■ TO DO ■
Select all lines with the string "diagram" in them, and copy those lines.

■ DATA SUPPLIED ■
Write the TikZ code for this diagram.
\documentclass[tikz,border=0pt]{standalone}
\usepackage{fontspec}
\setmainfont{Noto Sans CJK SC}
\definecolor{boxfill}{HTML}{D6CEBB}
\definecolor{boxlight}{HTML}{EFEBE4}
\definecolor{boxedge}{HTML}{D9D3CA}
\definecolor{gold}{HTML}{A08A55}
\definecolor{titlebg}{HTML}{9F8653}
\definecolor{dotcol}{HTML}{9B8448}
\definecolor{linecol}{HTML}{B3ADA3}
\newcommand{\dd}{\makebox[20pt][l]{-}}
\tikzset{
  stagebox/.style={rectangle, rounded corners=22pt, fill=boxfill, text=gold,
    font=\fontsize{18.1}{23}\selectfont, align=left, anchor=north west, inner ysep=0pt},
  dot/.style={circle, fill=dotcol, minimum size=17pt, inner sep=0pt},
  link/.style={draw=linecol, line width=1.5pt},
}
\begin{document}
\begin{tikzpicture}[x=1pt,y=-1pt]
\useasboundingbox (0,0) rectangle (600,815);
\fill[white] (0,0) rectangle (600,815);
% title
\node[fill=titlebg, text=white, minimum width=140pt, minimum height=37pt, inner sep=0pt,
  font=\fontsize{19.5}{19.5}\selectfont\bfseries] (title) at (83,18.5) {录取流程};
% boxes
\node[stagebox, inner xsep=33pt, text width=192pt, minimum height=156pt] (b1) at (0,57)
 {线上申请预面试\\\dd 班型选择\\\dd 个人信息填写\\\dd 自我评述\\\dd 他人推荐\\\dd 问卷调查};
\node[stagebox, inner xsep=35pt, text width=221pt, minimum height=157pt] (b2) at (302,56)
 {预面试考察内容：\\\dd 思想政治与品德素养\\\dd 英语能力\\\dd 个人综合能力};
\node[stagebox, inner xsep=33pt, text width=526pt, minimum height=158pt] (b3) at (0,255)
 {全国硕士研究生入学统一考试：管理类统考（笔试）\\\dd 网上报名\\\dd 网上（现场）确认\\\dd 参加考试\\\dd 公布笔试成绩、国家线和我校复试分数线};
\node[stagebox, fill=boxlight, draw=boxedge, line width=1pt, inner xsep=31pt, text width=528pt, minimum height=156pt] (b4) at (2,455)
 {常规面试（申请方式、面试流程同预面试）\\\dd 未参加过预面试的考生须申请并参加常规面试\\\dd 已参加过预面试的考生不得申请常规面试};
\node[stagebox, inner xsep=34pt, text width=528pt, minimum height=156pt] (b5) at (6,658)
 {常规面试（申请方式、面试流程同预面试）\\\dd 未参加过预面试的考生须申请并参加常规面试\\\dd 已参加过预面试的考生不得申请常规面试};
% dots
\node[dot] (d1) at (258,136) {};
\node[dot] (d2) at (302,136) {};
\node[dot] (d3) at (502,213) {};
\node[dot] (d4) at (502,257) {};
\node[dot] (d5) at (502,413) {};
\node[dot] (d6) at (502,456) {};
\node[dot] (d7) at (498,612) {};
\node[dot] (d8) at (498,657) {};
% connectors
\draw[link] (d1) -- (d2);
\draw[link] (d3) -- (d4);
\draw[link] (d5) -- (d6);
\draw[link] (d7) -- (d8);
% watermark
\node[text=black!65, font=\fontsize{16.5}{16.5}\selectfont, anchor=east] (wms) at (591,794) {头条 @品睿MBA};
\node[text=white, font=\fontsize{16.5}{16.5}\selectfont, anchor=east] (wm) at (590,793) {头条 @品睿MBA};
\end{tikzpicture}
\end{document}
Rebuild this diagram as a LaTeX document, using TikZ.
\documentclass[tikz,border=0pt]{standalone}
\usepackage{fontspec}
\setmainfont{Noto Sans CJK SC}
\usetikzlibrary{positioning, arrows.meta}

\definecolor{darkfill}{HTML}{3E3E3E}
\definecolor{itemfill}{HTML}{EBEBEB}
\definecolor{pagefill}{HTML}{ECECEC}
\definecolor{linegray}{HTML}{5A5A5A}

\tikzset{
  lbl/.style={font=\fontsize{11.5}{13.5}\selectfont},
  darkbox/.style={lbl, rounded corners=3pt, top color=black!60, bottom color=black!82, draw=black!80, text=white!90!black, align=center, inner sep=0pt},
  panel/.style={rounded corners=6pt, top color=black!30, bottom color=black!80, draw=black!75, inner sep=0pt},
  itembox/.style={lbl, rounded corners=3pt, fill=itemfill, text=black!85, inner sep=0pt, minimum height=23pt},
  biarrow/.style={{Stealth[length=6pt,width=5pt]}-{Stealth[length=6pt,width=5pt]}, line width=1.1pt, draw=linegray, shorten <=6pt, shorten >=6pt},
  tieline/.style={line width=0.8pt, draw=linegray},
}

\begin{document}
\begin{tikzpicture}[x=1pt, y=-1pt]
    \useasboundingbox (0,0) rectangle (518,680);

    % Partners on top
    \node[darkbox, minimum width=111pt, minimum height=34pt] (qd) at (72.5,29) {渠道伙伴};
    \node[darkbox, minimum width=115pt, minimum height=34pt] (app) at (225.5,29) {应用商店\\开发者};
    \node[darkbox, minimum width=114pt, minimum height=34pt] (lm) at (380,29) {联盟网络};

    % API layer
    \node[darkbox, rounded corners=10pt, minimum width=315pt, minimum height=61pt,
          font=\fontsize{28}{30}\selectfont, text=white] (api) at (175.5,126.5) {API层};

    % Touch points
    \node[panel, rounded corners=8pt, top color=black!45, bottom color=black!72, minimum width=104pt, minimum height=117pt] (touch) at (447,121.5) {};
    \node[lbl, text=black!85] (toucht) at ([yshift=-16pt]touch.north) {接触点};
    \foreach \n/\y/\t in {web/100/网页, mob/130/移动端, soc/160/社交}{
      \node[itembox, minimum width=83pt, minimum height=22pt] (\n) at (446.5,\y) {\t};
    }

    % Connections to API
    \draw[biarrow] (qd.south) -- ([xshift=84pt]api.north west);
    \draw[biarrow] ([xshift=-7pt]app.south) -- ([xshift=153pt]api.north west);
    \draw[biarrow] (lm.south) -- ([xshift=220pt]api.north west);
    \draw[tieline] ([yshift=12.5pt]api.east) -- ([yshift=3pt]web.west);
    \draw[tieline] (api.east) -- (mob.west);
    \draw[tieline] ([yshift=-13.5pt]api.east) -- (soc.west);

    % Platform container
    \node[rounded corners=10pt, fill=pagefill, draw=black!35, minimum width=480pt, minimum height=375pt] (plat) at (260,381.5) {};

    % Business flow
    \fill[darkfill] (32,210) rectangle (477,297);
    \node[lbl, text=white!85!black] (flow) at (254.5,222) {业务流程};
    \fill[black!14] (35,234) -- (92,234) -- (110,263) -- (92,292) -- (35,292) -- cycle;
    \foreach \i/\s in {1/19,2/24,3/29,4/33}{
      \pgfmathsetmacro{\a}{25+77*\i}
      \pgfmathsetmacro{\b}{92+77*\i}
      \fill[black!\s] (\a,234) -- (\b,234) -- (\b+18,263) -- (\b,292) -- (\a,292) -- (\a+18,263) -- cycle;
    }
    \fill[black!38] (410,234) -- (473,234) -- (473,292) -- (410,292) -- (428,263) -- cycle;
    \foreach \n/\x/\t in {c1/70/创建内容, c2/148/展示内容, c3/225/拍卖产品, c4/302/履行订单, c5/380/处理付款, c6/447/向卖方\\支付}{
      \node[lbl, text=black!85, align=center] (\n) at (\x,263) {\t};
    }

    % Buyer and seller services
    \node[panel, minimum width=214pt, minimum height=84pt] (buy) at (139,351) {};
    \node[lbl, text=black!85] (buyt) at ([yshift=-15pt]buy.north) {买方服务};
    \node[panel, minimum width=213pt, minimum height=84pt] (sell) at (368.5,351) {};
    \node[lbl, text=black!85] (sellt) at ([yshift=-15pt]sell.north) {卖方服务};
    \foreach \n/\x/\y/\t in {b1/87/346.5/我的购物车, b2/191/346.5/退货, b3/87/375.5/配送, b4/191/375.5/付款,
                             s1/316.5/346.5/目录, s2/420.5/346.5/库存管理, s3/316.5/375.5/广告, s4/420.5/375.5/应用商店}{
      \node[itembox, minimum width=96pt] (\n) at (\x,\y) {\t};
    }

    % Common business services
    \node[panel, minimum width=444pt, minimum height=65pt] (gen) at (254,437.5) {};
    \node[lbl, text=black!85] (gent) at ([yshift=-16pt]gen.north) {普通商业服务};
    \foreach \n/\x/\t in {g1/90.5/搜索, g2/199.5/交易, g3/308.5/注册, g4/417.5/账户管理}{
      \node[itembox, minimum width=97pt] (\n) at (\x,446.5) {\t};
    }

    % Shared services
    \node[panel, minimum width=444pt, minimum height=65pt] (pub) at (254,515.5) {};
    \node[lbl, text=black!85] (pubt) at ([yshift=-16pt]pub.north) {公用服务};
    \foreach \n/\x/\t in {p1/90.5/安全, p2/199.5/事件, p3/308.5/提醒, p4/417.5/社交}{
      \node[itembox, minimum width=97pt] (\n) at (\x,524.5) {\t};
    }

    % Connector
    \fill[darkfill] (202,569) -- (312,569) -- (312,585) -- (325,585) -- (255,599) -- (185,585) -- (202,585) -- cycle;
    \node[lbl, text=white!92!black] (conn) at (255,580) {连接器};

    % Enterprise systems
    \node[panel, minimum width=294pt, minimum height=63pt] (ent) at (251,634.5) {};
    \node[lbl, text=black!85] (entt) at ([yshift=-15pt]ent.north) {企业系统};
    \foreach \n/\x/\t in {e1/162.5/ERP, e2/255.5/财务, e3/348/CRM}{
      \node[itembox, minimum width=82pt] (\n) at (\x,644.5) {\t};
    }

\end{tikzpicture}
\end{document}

■ COMPLETE OUTPUT ■
Write the TikZ code for this diagram.
Rebuild this diagram as a LaTeX document, using TikZ.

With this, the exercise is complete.